A ribbon-cutting ceremony will be held this fall to recognize the local improvements.
Housing grant app denied
Thomas hoped to build five more rental homes on East 3rd Street with funds applied for through the Nebraska Housing Trust Grant Fund.
However, Thomas said those hopes were dashed Monday when he received word from the Nebraska Department of Economic Development that his application was not funded.
He also submitted a similar project in Aurora that was funded. Thomas said it was a case where the 3rd Congressional District only got so much grant money and there were not enough funds for both.
While he was disappointed the grant for Imperial didn’t come through, he doesn’t necessarily plan to give up.
He said he will likely make application for the same funds next year for a project in Imperial.
The one good thing about the delay, both he and City Clerk Jo Leyland said, is that the city will have a better feel on how much sales tax money will be available for further infrastructure.

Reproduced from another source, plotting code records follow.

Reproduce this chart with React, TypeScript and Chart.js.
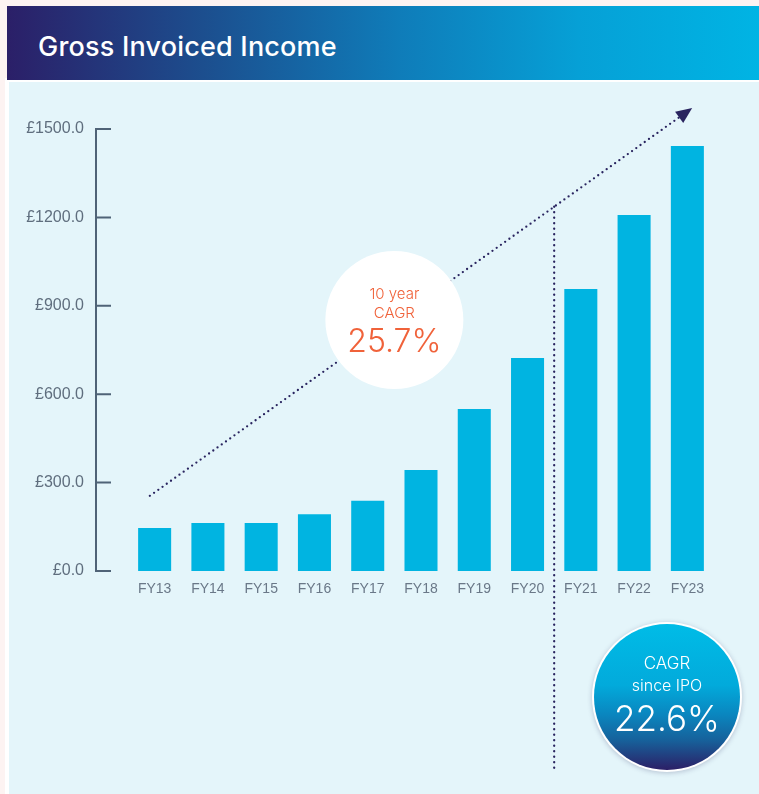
import React, { useEffect, useRef } from 'react';
import { Chart, registerables } from 'chart.js';

Chart.register(...registerables);

const title = 'Gross Invoiced Income';
const categories = ['FY13', 'FY14', 'FY15', 'FY16', 'FY17', 'FY18', 'FY19', 'FY20', 'FY21', 'FY22', 'FY23'];
const grossInvoicedIncome = [146, 163, 163, 193, 238, 343, 550, 723, 957, 1208, 1442];
const yTickValues = [0, 300, 600, 900, 1200, 1500];
const tenYearLines = ['10 year', 'CAGR'];
const tenYearValue = '25.7%';
const ipoLines = ['CAGR', 'since IPO'];
const ipoValue = '22.6%';
// trend arrow anchors: [category index, value]
const trendStart = [-0.09, 255];
const trendEnd = [10.09, 1571];
const ipoDividerIndex = 7.5;
const tenYearCircleIndex = 4.5;

const decorPlugin = {
  id: 'decor',
  afterDatasetsDraw(chart: any) {
    const { ctx, chartArea, scales } = chart;
    const x = scales.x;
    const y = scales.y;
    ctx.save();

    // y axis line + inner tick marks
    const axisX = chartArea.left - 32;
    ctx.strokeStyle = '#4f6377';
    ctx.lineWidth = 2;
    ctx.lineCap = 'butt';
    ctx.beginPath();
    ctx.moveTo(axisX, y.getPixelForValue(yTickValues[yTickValues.length - 1]) - 1);
    ctx.lineTo(axisX, y.getPixelForValue(0) + 1);
    yTickValues.forEach((v) => {
      const py = y.getPixelForValue(v);
      ctx.moveTo(axisX - 1, py);
      ctx.lineTo(axisX + 15, py);
    });
    ctx.stroke();

    // trend arrow
    const x0 = x.getPixelForValue(trendStart[0]);
    const y0 = y.getPixelForValue(trendStart[1]);
    const x1 = x.getPixelForValue(trendEnd[0]);
    const y1 = y.getPixelForValue(trendEnd[1]);
    const dx = x1 - x0;
    const dy = y1 - y0;
    const len = Math.hypot(dx, dy);
    const ux = dx / len;
    const uy = dy / len;
    const headLen = 16;
    const headW = 7;
    const bx = x1 - ux * headLen;
    const by = y1 - uy * headLen;
    const navy = '#29245f';

    ctx.strokeStyle = navy;
    ctx.lineWidth = 2.3;
    ctx.lineCap = 'round';
    ctx.setLineDash([0, 5.2]);
    ctx.beginPath();
    ctx.moveTo(x0, y0);
    ctx.lineTo(bx, by);
    ctx.stroke();

    // IPO divider
    const dX = x.getPixelForValue(ipoDividerIndex);
    const dY = y0 + ((dX - x0) / dx) * dy;
    ctx.setLineDash([0, 5.5]);
    ctx.beginPath();
    ctx.moveTo(dX, dY);
    ctx.lineTo(dX, chartArea.bottom + 200);
    ctx.stroke();
    ctx.setLineDash([]);

    // arrow head
    ctx.fillStyle = navy;
    ctx.beginPath();
    ctx.moveTo(x1, y1);
    ctx.lineTo(bx - uy * headW, by + ux * headW);
    ctx.lineTo(bx + uy * headW, by - ux * headW);
    ctx.closePath();
    ctx.fill();

    // ten year circle
    const c1x = x.getPixelForValue(tenYearCircleIndex);
    const c1y = y0 + ((c1x - x0) / dx) * dy - 1;
    ctx.fillStyle = '#ffffff';
    ctx.beginPath();
    ctx.arc(c1x, c1y, 69, 0, Math.PI * 2);
    ctx.fill();
    ctx.fillStyle = '#f0623a';
    ctx.textAlign = 'center';
    ctx.textBaseline = 'alphabetic';
    ctx.font = '300 15px Inter, "Noto Sans", sans-serif';
    ctx.fillText(tenYearLines[0], c1x, c1y - 21);
    ctx.fillText(tenYearLines[1], c1x, c1y - 2);
    ctx.font = '300 32px Inter, "Noto Sans", sans-serif';
    ctx.fillText(tenYearValue, c1x, c1y + 32);

    // IPO circle
    const c2x = chartArea.right - 47;
    const c2y = chartArea.bottom + 126;
    const r2 = 73;
    ctx.save();
    ctx.shadowColor = 'rgba(40,40,90,0.25)';
    ctx.shadowBlur = 5;
    ctx.shadowOffsetY = 1;
    ctx.fillStyle = '#ffffff';
    ctx.beginPath();
    ctx.arc(c2x, c2y, r2 + 2, 0, Math.PI * 2);
    ctx.fill();
    ctx.restore();
    const g = ctx.createLinearGradient(0, c2y - r2, 0, c2y + r2);
    g.addColorStop(0, '#00bce7');
    g.addColorStop(0.42, '#02aadb');
    g.addColorStop(0.62, '#0a86bf');
    g.addColorStop(0.8, '#17609a');
    g.addColorStop(1, '#2c1f66');
    ctx.fillStyle = g;
    ctx.beginPath();
    ctx.arc(c2x, c2y, r2, 0, Math.PI * 2);
    ctx.fill();
    ctx.fillStyle = '#ffffff';
    ctx.font = '300 17px Inter, "Noto Sans", sans-serif';
    ctx.fillText(ipoLines[0], c2x, c2y - 28);
    ctx.font = '300 16px Inter, "Noto Sans", sans-serif';
    ctx.fillText(ipoLines[1], c2x, c2y - 6);
    ctx.font = '300 35px Inter, "Noto Sans", sans-serif';
    ctx.fillText(ipoValue, c2x, c2y + 34);

    ctx.restore();
  },
};

export default function App() {
  const canvasRef = useRef<HTMLCanvasElement | null>(null);

  useEffect(() => {
    if (!canvasRef.current) return;
    const chart = new Chart(canvasRef.current, {
      type: 'bar',
      data: {
        labels: categories,
        datasets: [
          {
            data: grossInvoicedIncome,
            backgroundColor: '#00b4e1',
            borderWidth: 0,
            barPercentage: 0.62,
            categoryPercentage: 1,
          },
        ],
      },
      options: {
        responsive: false,
        maintainAspectRatio: false,
        animation: false,
        devicePixelRatio: 1,
        layout: { padding: { left: 0, right: 45, top: 129, bottom: 183 } },
        plugins: { legend: { display: false }, tooltip: { enabled: false } },
        scales: {
          x: {
            grid: { display: false, drawTicks: false },
            border: { display: false },
            ticks: {
              color: '#6a7888',
              font: { family: '"Liberation Sans", Arial, sans-serif', size: 14 },
              padding: 10,
              maxRotation: 0,
              autoSkip: false,
            },
            afterFit: (s: any) => {
              s.height = 40;
            },
          },
          y: {
            min: 0,
            max: 1500,
            afterBuildTicks: (s: any) => {
              s.ticks = yTickValues.map((v) => ({ value: v }));
            },
            grid: { display: false, drawTicks: false },
            border: { display: false },
            ticks: {
              color: '#5f6e7e',
              font: { family: '"Liberation Sans", Arial, sans-serif', size: 16 },
              padding: 44,
              callback: (v: any) => '£' + Number(v).toFixed(1),
            },
            afterFit: (s: any) => {
              s.width = 128;
            },
          },
        },
      },
      plugins: [decorPlugin],
    });
    return () => chart.destroy();
  }, []);

  return (
    <div style={{ position: 'fixed', left: 0, top: 0, width: 759, height: 794, background: '#fdf3f2', overflow: 'hidden' }}>
      <div style={{ position: 'absolute', left: 5, top: 78, right: 0, bottom: 0, background: '#ffffff' }} />
      <div
        style={{
          position: 'absolute',
          left: 7,
          top: 6,
          right: 0,
          height: 74,
          background: 'linear-gradient(90deg, #2b1f68 0%, #1c4e8e 26%, #0f7cb9 52%, #06a0d6 76%, #00b4e4 100%)',
        }}
      >
        <div
          style={{
            position: 'absolute',
            left: 31,
            top: 27,
            color: '#ffffff',
            font: '500 27px Inter, "Noto Sans", sans-serif',
            lineHeight: '27px',
            letterSpacing: '0.2px',
            whiteSpace: 'nowrap',
          }}
        >
          {title}
        </div>
      </div>
      <div style={{ position: 'absolute', left: 9, top: 82, right: 0, bottom: 0, background: '#e4f5fa' }} />
      <canvas
        ref={canvasRef}
        width={759}
        height={794}
        style={{ position: 'absolute', left: 0, top: 0, width: 759, height: 794, display: 'block' }}
      />
    </div>
  );
}
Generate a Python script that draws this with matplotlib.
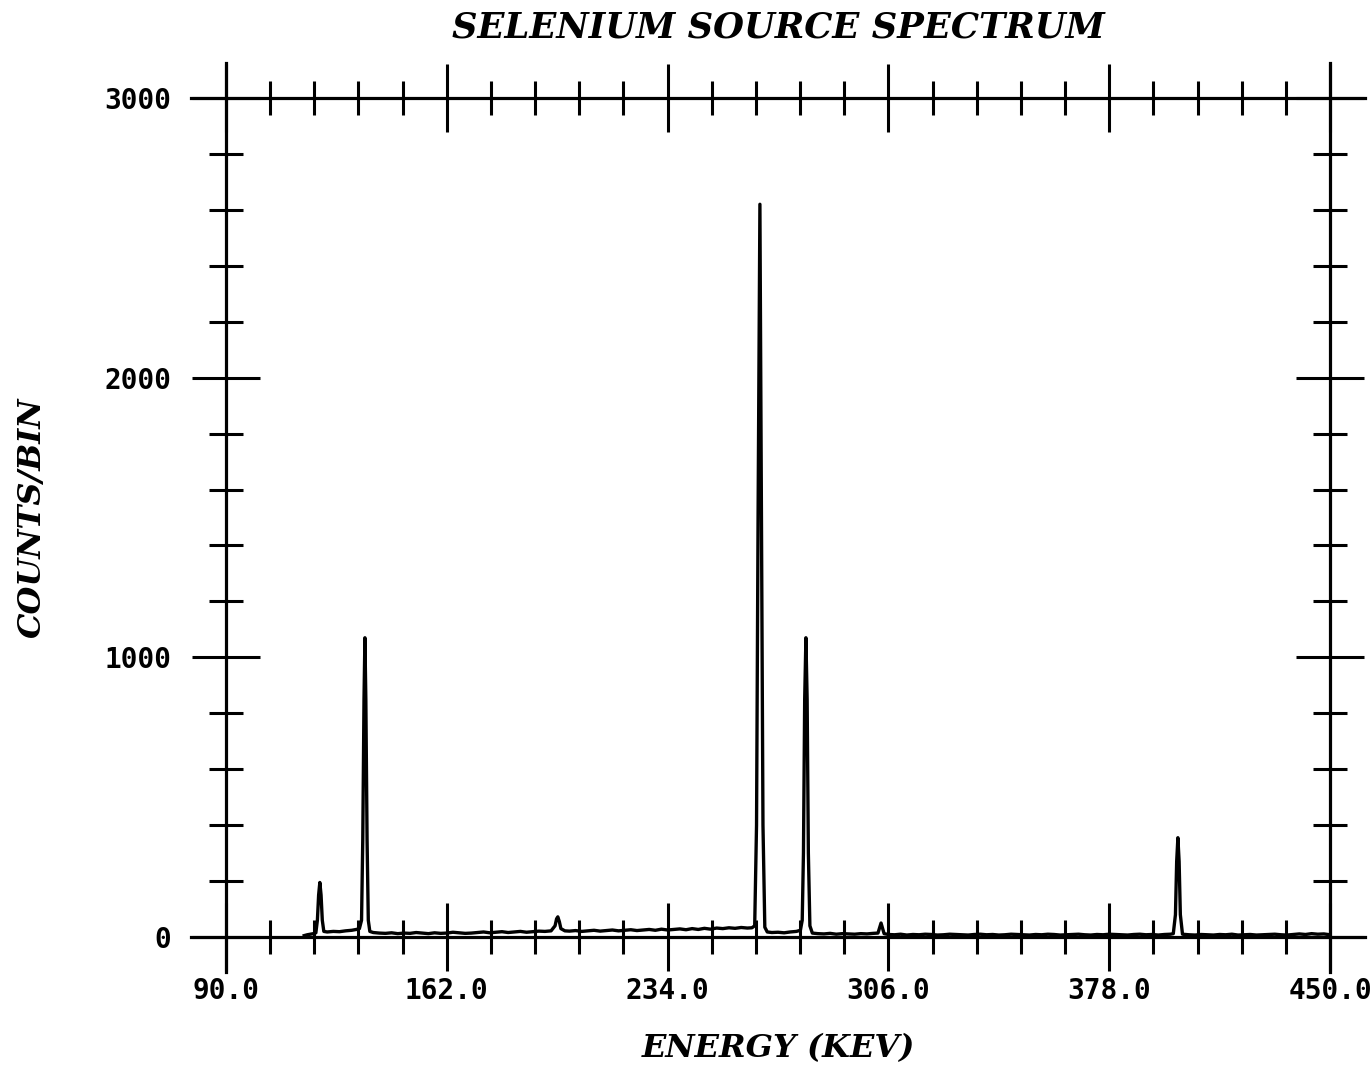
import matplotlib
matplotlib.use("Agg")
import matplotlib.pyplot as plt
from matplotlib.ticker import MultipleLocator, FixedLocator
from matplotlib.lines import Line2D

# ---- data ----
energy_kev = [
    115.5, 116.5, 117.5, 118.5, 119.3, 119.8, 120.2, 120.6, 121.0, 121.4, 121.9,
    123.0, 125.0, 127.0, 129.0, 131.0, 132.5, 133.5,
    134.2, 134.6, 135.0, 135.3, 135.6, 136.0, 136.4, 136.9,
    138, 140, 142, 144, 146, 148, 150, 152, 154, 156, 158, 160, 162, 164, 166,
    168, 170, 172, 174, 176, 178, 180, 182, 184, 186, 188, 190, 192, 194, 196,
    197.3, 197.8, 198.2, 198.7, 199.2, 200.5,
    202, 204, 206, 208, 210, 212, 214, 216, 218, 220, 222, 224, 226, 228, 230,
    232, 234, 236, 238, 240, 242, 244, 246, 248, 250, 252, 254, 256, 258, 260,
    261.5, 262.4, 263.0, 263.5, 264.1, 264.6, 265.1, 265.7, 266.5,
    268, 270, 272, 274, 276, 277.3,
    277.9, 278.3, 278.7, 279.1, 279.5, 279.9, 280.4, 281.2,
    283, 285, 287, 289, 291, 293, 295, 297, 299, 301,
    302.6, 303.2, 303.6, 304.0, 304.6,
    306, 308, 310, 312, 314, 316, 318, 320, 322, 324, 326, 328, 330, 332, 334,
    336, 338, 340, 342, 344, 346, 348, 350, 352, 354, 356, 358, 360, 362, 364,
    366, 368, 370, 372, 374, 376, 378, 380, 382, 384, 386, 388, 390, 392, 394,
    396, 398,
    398.9, 399.6, 400.0, 400.4, 400.8, 401.2, 401.9,
    404, 406, 408, 410, 412, 414, 416, 418, 420, 422, 424, 426, 428, 430, 432,
    434, 436, 438, 440, 442, 444, 446, 448, 450,
]
counts = [
    5, 8, 10, 12, 15, 60, 150, 195, 150, 60, 20,
    18, 20, 19, 22, 24, 27, 30,
    60, 350, 850, 1070, 850, 350, 60, 20,
    16, 14, 13, 15, 12, 14, 13, 16, 14, 12, 15, 13, 14, 17, 15,
    13, 14, 16, 18, 15, 17, 19, 16, 18, 20, 17, 19, 21, 20, 22,
    40, 65, 72, 55, 30, 22,
    21, 23, 20, 22, 24, 21, 23, 25, 22, 24, 26, 23, 25, 27, 24,
    28, 25, 27, 29, 26, 30, 27, 31, 28, 32, 30, 33, 31, 34, 32,
    33, 40, 400, 1500, 2620, 1500, 400, 35, 18,
    16, 17, 15, 18, 20, 24,
    60, 300, 850, 1070, 850, 300, 40, 14,
    12, 11, 13, 10, 12, 11, 10, 12, 11, 13,
    14, 35, 50, 35, 12,
    9, 8, 10, 7, 9, 8, 10, 9, 7, 8, 10, 9, 8, 7, 9,
    10, 8, 9, 7, 8, 10, 9, 8, 7, 9, 8, 10, 9, 7, 8,
    9, 10, 8, 7, 9, 8, 10, 9, 8, 7, 9, 10, 8, 9, 7,
    9, 10,
    12, 80, 270, 355, 270, 80, 10,
    8, 7, 9, 8, 7, 9, 8, 10, 7, 8, 9, 7, 8, 9, 10,
    8, 7, 9, 11, 9, 12, 10, 11, 8,
]

x_major = [90.0, 162.0, 234.0, 306.0, 378.0, 450.0]
x_labels = ["90.0", "162.0", "234.0", "306.0", "378.0", "450.0"]
y_major = [0, 1000, 2000, 3000]
y_labels = ["0", "1000", "2000", "3000"]

title = "SELENIUM SOURCE SPECTRUM"
xlabel = "ENERGY (KEV)"
ylabel = "COUNTS/BIN"

# ---- figure ----
W, H = 1371, 1070
fig = plt.figure(figsize=(W / 100, H / 100), dpi=100)
L, R, B, T = 226, 1330, 937, 98
ax = fig.add_axes([L / W, 1 - B / H, (R - L) / W, (B - T) / H])
ax.set_xlim(90, 450)
ax.set_ylim(0, 3000)

ax.plot(energy_kev, counts, color="black", lw=2.4, solid_joinstyle="round")

for s in ax.spines.values():
    s.set_visible(False)

# frame lines extending past the axes box
ext_x = 35 / (R - L)
ext_y = 35 / (B - T)
lw_frame = 2.3
for yv in (0, 1):
    ax.add_line(Line2D([-ext_x, 1 + ext_x], [yv, yv], transform=ax.transAxes,
                       color="black", lw=lw_frame, clip_on=False))
for xv in (0, 1):
    ax.add_line(Line2D([xv, xv], [-ext_y, 1 + ext_y], transform=ax.transAxes,
                       color="black", lw=lw_frame, clip_on=False))

ax.xaxis.set_major_locator(FixedLocator(x_major))
ax.xaxis.set_minor_locator(MultipleLocator(14.4, offset=90.0))
ax.yaxis.set_major_locator(FixedLocator(y_major))
ax.yaxis.set_minor_locator(MultipleLocator(200))
ax.set_xticklabels(x_labels)
ax.set_yticklabels(y_labels)

ax.tick_params(which="both", direction="inout", top=True, right=True,
               width=2.2, color="black")
ax.tick_params(which="major", length=49)
ax.tick_params(which="minor", length=25)
ax.tick_params(axis="x", which="major", pad=4)
ax.tick_params(axis="y", which="major", pad=15)
for lab in ax.get_xticklabels() + ax.get_yticklabels():
    lab.set_fontfamily("DejaVu Sans Mono")
    lab.set_fontweight("bold")
    lab.set_fontsize(20)

fig.text(778 / W, 1 - 28 / H, title, ha="center", va="center",
         family="DejaVu Serif", weight="bold", style="italic", size=25.5)
fig.text(778 / W, 1 - 1049 / H, xlabel, ha="center", va="center",
         family="DejaVu Serif", weight="bold", style="italic", size=23)
fig.text(32 / W, 1 - 518 / H, ylabel, ha="center", va="center", rotation=90,
         family="DejaVu Serif", weight="bold", style="italic", size=23)

fig.savefig("out.png", dpi=100, facecolor="white")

New legislation exempts farm repair parts from city sales tax. That’s expected to reduce Imperial’s LB 840 city sales tax revenue by at least $80,000 next year.
Sales tax funds are used as the revenue source to back bonds sold to pay for infrastructure and paving improvements in Cornerstone.
Leyland said the city will have a better idea on what to expect sales tax-wise as they consider the extent of improvements to make housing development feasible along 3rd Street there.